On the GOP side, Huckabee, the little-known pastor and former Arkansas chief executive, was part of a group of presumed Republican long shots (such as Tom Tancredo and Ron Paul) virtually ignored by the media in the early part of the campaign. But his star began to rise when he finished a fairly strong second to Mitt Romney in the August Iowa straw poll, an event journalists are often quick to dismiss even while it does become a benchmark that influences their coverage. Upward movement in recent Iowa polls and an increased profile have generated attention from a political press re-evaluating its original decision to marginalize him.

Previewing his interview with Huckabee on the Oct. 30 edition of ABC’s “Good Morning America,” George Stephanopoulos asked the question of the moment: “Could he be on the verge of becoming a real contender?”

On the previous night, MSNBC’s Carlson acknowledged that Huckabee’s “laid back style and easy laugh are winning over crowds.” That however, led into a discussion with the Wall Street Journal’s John Fund about how solid Huckabee’s conservative credentials are. Acknowledging that he is “a very engaging fellow [and] a terrific campaigner,” Fund said Huckabee’s Arkansas record “is not the record of a fiscal conservative.”

In an odd way, the questioning of Huckabee’s conservative bona fides lends credibility to his campaign since that issue has already repeatedly arisen with the four top Republican contenders—Rudy Giuliani, John McCain, Mitt Romney, and Fred Thompson.
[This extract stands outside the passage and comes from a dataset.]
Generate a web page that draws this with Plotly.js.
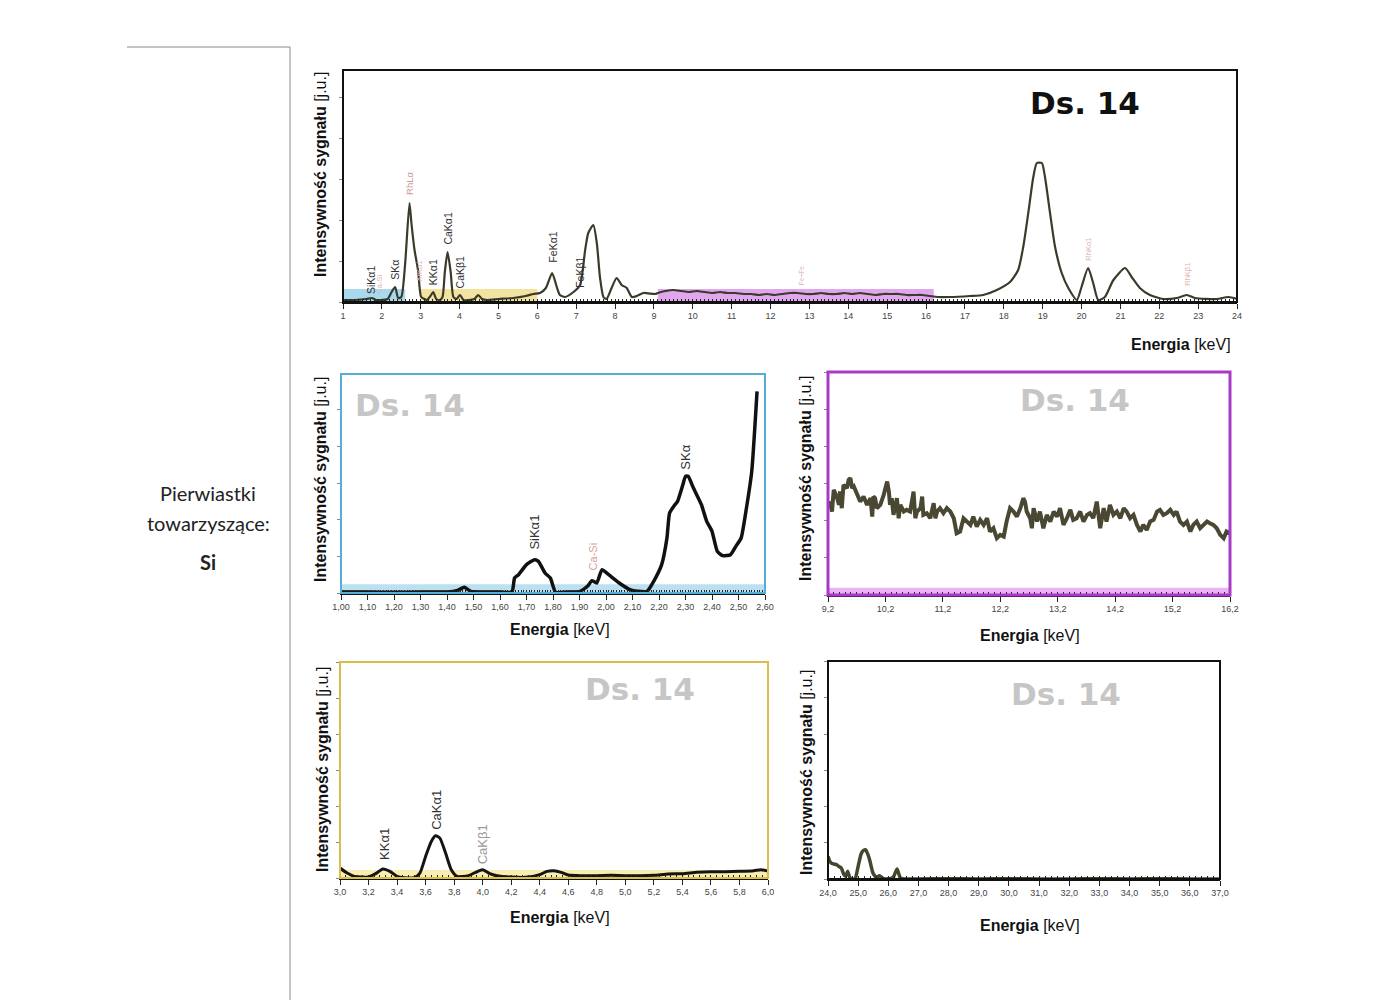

In the “Good Morning America” story on his strengthening candidacy, Huckabee himself posited a theory for why he’s suddenly finding his record as governor under much closer scrutiny. With his opponents and critics now realizing that “this guy’s alive,” they’ve decided “let’s go get him.”

Mark Jurkowitz of PEJ

Note: This week's sample did not include the presidential debate that MSNBC aired on Tuesday, October 30, but included an episode of Tucker instead. Also, CNN aired special programs on the evenings of October 31 and November 1. Other CNN shows were substituted for those evenings rather than the normal rotation.